What exactly does a seal prove?
That a specific file existed in an exact, byte-for-byte form at the sealed UTC timestamp. It does not assert authorship, ownership, or the legality or truth of the contents.
How do I verify a file later?
Open Verify, upload the file and enter its Seal ID. XSeal recomputes the hash and checks the signature, then reports authentic or altered.
What if I lose the Seal ID?
A free account keeps every seal in your dashboard, so you can always find the ID. Without the ID (or an account), a seal cannot be looked up.
Can I share a seal without sending the file?
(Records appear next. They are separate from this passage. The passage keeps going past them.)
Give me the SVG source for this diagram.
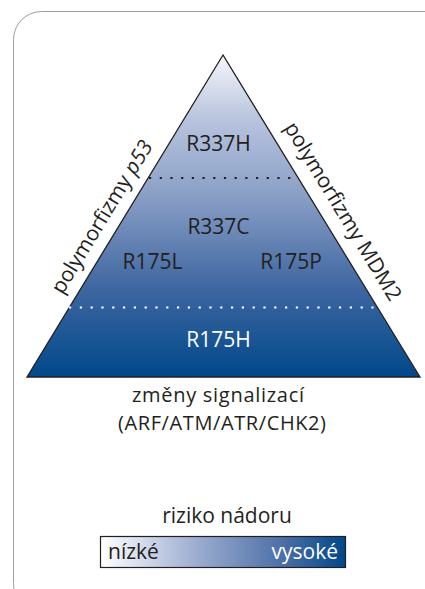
<svg xmlns="http://www.w3.org/2000/svg" width="425" height="589" viewBox="0 0 425 589">
<style>
  text { font-family: "Open Sans", "Noto Sans", "Liberation Sans", sans-serif; font-size: 21px; fill: #231f20; }
  .c { text-anchor: middle; }
  .w { fill: #ffffff; }
  .s { font-size: 20px; }
</style>
<defs>
  <linearGradient id="pyr" x1="0" y1="55" x2="0" y2="377" gradientUnits="userSpaceOnUse">
    <stop offset="0" stop-color="#f5f6fb"/>
    <stop offset="0.2" stop-color="#b8c4de"/>
    <stop offset="0.43" stop-color="#8ba0c7"/>
    <stop offset="0.72" stop-color="#3f67a1"/>
    <stop offset="1" stop-color="#00488a"/>
  </linearGradient>
  <linearGradient id="leg" x1="0" y1="0" x2="1" y2="0">
    <stop offset="0" stop-color="#ffffff"/>
    <stop offset="0.4" stop-color="#9aabcf"/>
    <stop offset="0.75" stop-color="#4a6ea5"/>
    <stop offset="1" stop-color="#00488a"/>
  </linearGradient>
</defs>
<rect x="13.5" y="11.5" width="440" height="600" rx="28" fill="none" stroke="#9d9d9d" stroke-width="1"/>
<g id="pyramid">
  <polygon points="223,55 27,377 420,377" fill="url(#pyr)" stroke="#231f20" stroke-width="1.3" stroke-linejoin="miter"/>
  <line x1="149" y1="178" x2="298" y2="178" stroke="#231f20" stroke-width="2.2" stroke-dasharray="2.2 8.5"/>
  <line x1="69" y1="307.5" x2="380" y2="307.5" stroke="#ffffff" stroke-width="2.2" stroke-dasharray="2.2 8.6"/>
</g>
<g id="n-R337H"><text class="c" x="218.5" y="150.5">R337H</text></g>
<g id="n-R337C"><text class="c" x="218.5" y="233.5">R337C</text></g>
<g id="n-R175L"><text class="c" x="152.5" y="269">R175L</text></g>
<g id="n-R175P"><text class="c" x="291" y="269">R175P</text></g>
<g id="n-R175H"><text class="c w" x="218.5" y="347">R175H</text></g>
<g id="label-p53"><text class="c" transform="translate(108,220.5) rotate(-58.7)">polymorfizmy <tspan font-style="italic">p53</tspan></text></g>
<g id="label-MDM2"><text class="c" transform="translate(337,215) rotate(58.7)">polymorfizmy MDM2</text></g>
<g id="label-signal">
  <text class="c s" x="218" y="402" textLength="172" lengthAdjust="spacing">změny signalizací</text>
  <text class="c s" x="222" y="430" textLength="208" lengthAdjust="spacing">(ARF/ATM/ATR/CHK2)</text>
</g>
<g id="legend">
  <text class="c" x="227" y="523">riziko nádoru</text>
  <rect x="100.5" y="536.5" width="245" height="31" fill="url(#leg)" stroke="#231f20" stroke-width="1.2"/>
  <text x="108" y="559">nízké</text>
  <text class="w" x="338" y="559" text-anchor="end">vysoké</text>
</g>
<g id="connectors"></g>
</svg>
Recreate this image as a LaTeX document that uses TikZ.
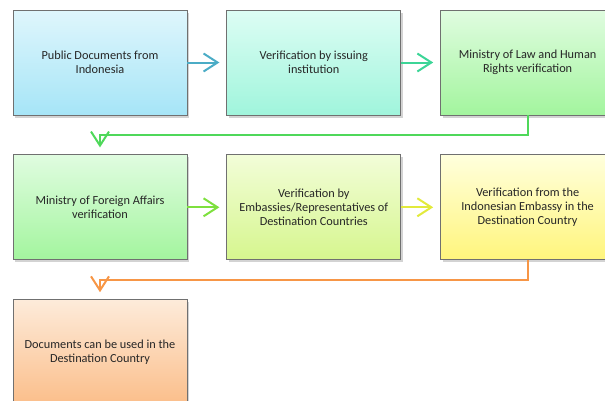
\documentclass[tikz,border=0pt]{standalone}
\usepackage{fontspec}
\setmainfont{Carlito}
\usetikzlibrary{positioning,shadows,arrows.meta}
\hyphenpenalty=10000
\exhyphenpenalty=10000

\definecolor{boxline}{HTML}{707070}
\definecolor{cAtop}{HTML}{DFF6FC}\definecolor{cAbot}{HTML}{A6E5F7}
\definecolor{cBtop}{HTML}{DDFDF4}\definecolor{cBbot}{HTML}{A0F5DC}
\definecolor{cCtop}{HTML}{E0FCE0}\definecolor{cCbot}{HTML}{A3F59E}
\definecolor{cDtop}{HTML}{F2FDD8}\definecolor{cDbot}{HTML}{D6F68E}
\definecolor{cEtop}{HTML}{FFFFDD}\definecolor{cEbot}{HTML}{FFF57C}
\definecolor{cFtop}{HTML}{FDEBDA}\definecolor{cFbot}{HTML}{FBBE8A}
\definecolor{arA}{HTML}{4BACC6}
\definecolor{arB}{HTML}{3CD597}
\definecolor{arC}{HTML}{4FD85A}
\definecolor{arD}{HTML}{7EE03E}
\definecolor{arE}{HTML}{E2EA3C}
\definecolor{arF}{HTML}{F79646}

\tikzset{
  stepbox/.style={draw=boxline, line width=0.8pt, minimum width=174pt,
    minimum height=105pt, text width=158pt, align=flush center,
    font=\fontsize{12.3}{14.3}\selectfont, text=black!85,
    drop shadow={shadow xshift=2pt, shadow yshift=-2.5pt, opacity=0.35}},
  flow/.style={line width=2pt, shorten >=7pt,
    -{Straight Barb[length=14pt, width=18pt, line width=2pt]}},
}

\begin{document}
\begin{tikzpicture}[x=1pt, y=1pt]
    \useasboundingbox (0,0) rectangle (605,-400);
    % first row
    \node (public) [stepbox, top color=cAtop, bottom color=cAbot]
      at (100,-62.5) {Public Documents from Indonesia};
    \node (issuing) [stepbox, top color=cBtop, bottom color=cBbot,
      right=39pt of public] {Verification by issuing institution};
    \node (lawhuman) [stepbox, top color=cCtop, bottom color=cCbot,
      right=39pt of issuing] {Ministry of Law and Human Rights verification};
    % second row
    \node (foreign) [stepbox, top color=cCtop, bottom color=cCbot,
      below=39pt of public] {Ministry of Foreign Affairs verification};
    \node (embassies) [stepbox, top color=cDtop, bottom color=cDbot,
      right=39pt of foreign]
      {Verification by Embassies/Representatives of Destination Countries};
    \node (indoembassy) [stepbox, top color=cEtop, bottom color=cEbot,
      right=39pt of embassies]
      {Verification from the Indonesian Embassy in the Destination Country};
    % third row
    \node (usable) [stepbox, top color=cFtop, bottom color=cFbot,
      below=39pt of foreign] {Documents can be used in the Destination Country};

    \draw[flow, arA] (public) -- (issuing);
    \draw[flow, arB] (issuing) -- (lawhuman);
    \draw[flow, arC] (lawhuman.south) -- ++(0,-19.5) -| (foreign.north);
    \draw[flow, arD] (foreign) -- (embassies);
    \draw[flow, arE] (embassies) -- (indoembassy);
    \draw[flow, arF] (indoembassy.south) -- ++(0,-19.5) -| (usable.north);
  \end{tikzpicture}
\end{document}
Yes. Every seal has a public certificate page at /certificate/<Seal ID> that shows the hash, timestamp and signature and re-verifies the signature on load. Share the link and anyone can confirm the seal — and upload their own copy to check it — without an account. The page never exposes the file itself.
What files and sizes are supported?
Any document up to 25 MB. Executable file types are refused for safety. Because only the hash matters, the file format is irrelevant.
Is a seal a qualified electronic signature (eIDAS)?
No. A seal is tamper-evidence — proof of integrity and time — not a qualified electronic signature.
How is billing handled?
Paid plans are billed by Website Holding as merchant of record; your statement shows Website Holding. Sealing limits depend on your plan, and verification is always free.
Can I delete a seal or close my account?
Yes. Delete individual seals from your dashboard at any time, or contact support to close your account and remove your data.